- Objective: Retype the data exactly, from its first line to the line containing "pc2_ammonia = [-1.18, -0.50, -0.44]", including both, and skip any picture.

- Source data:
★ ★ ★

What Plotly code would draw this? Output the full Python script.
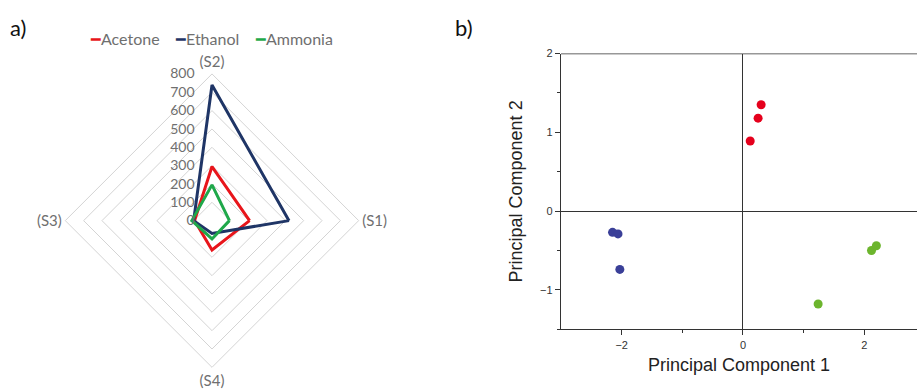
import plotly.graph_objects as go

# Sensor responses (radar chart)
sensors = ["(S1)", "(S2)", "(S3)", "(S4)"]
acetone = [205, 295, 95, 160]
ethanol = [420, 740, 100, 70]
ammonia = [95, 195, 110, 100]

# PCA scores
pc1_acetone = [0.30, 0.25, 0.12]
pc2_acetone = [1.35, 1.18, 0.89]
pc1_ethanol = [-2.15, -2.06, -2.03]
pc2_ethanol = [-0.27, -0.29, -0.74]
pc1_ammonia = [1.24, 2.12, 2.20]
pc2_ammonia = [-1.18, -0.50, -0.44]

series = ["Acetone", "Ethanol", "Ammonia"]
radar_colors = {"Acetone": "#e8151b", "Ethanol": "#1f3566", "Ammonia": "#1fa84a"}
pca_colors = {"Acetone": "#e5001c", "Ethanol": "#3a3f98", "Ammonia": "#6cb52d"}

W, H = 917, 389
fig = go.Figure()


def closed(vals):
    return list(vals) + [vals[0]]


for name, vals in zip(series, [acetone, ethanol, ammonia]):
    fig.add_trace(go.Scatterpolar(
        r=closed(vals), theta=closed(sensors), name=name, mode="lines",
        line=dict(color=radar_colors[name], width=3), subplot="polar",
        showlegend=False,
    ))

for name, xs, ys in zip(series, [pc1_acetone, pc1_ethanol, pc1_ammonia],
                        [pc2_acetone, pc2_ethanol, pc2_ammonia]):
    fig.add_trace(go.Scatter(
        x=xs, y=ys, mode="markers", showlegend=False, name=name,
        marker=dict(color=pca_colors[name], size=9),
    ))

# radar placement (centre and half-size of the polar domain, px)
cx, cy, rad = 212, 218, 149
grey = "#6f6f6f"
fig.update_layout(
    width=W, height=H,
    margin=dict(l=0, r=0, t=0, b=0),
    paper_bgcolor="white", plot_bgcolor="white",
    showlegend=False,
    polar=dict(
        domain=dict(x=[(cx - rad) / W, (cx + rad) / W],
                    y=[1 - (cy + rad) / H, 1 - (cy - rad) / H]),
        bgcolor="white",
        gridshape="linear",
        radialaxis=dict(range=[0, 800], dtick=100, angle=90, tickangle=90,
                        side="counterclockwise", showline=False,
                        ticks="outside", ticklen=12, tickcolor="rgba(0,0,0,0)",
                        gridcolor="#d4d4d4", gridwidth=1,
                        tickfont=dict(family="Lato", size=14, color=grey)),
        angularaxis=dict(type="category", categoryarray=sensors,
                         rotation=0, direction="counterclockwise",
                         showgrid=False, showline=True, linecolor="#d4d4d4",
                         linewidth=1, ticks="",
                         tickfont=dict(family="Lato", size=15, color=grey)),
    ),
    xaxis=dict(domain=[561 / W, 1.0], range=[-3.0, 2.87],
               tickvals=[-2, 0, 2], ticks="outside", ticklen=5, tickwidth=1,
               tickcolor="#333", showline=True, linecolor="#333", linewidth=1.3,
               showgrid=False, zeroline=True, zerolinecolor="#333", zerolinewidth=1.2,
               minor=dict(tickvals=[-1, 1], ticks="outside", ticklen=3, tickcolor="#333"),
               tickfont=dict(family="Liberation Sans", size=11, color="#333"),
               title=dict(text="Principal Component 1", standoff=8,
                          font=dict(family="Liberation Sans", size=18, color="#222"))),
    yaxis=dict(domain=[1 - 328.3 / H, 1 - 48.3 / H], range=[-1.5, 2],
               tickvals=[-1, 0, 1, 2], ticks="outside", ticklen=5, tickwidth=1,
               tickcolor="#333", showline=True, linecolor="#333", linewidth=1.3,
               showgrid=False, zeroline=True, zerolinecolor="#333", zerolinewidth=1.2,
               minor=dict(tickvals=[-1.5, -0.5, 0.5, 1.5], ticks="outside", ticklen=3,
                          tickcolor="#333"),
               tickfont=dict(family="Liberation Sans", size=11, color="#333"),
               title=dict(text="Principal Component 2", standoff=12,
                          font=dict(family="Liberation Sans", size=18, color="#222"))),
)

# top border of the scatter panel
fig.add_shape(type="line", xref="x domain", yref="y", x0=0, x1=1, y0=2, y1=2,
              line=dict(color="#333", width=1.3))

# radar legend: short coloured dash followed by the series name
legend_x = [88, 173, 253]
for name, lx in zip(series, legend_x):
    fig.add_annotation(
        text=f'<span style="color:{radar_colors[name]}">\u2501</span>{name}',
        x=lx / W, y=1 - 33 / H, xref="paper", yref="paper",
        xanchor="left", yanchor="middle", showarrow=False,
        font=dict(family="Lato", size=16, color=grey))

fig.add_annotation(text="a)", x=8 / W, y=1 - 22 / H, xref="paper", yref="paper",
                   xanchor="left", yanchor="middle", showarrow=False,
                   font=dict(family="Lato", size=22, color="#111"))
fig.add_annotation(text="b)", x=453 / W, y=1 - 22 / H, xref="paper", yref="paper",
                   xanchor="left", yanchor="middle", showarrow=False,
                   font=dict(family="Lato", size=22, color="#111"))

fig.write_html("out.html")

★ ★ ★

- Full response:
What Plotly code would draw this? Output the full Python script.
import plotly.graph_objects as go

# Sensor responses (radar chart)
sensors = ["(S1)", "(S2)", "(S3)", "(S4)"]
acetone = [205, 295, 95, 160]
ethanol = [420, 740, 100, 70]
ammonia = [95, 195, 110, 100]

# PCA scores
pc1_acetone = [0.30, 0.25, 0.12]
pc2_acetone = [1.35, 1.18, 0.89]
pc1_ethanol = [-2.15, -2.06, -2.03]
pc2_ethanol = [-0.27, -0.29, -0.74]
pc1_ammonia = [1.24, 2.12, 2.20]
pc2_ammonia = [-1.18, -0.50, -0.44]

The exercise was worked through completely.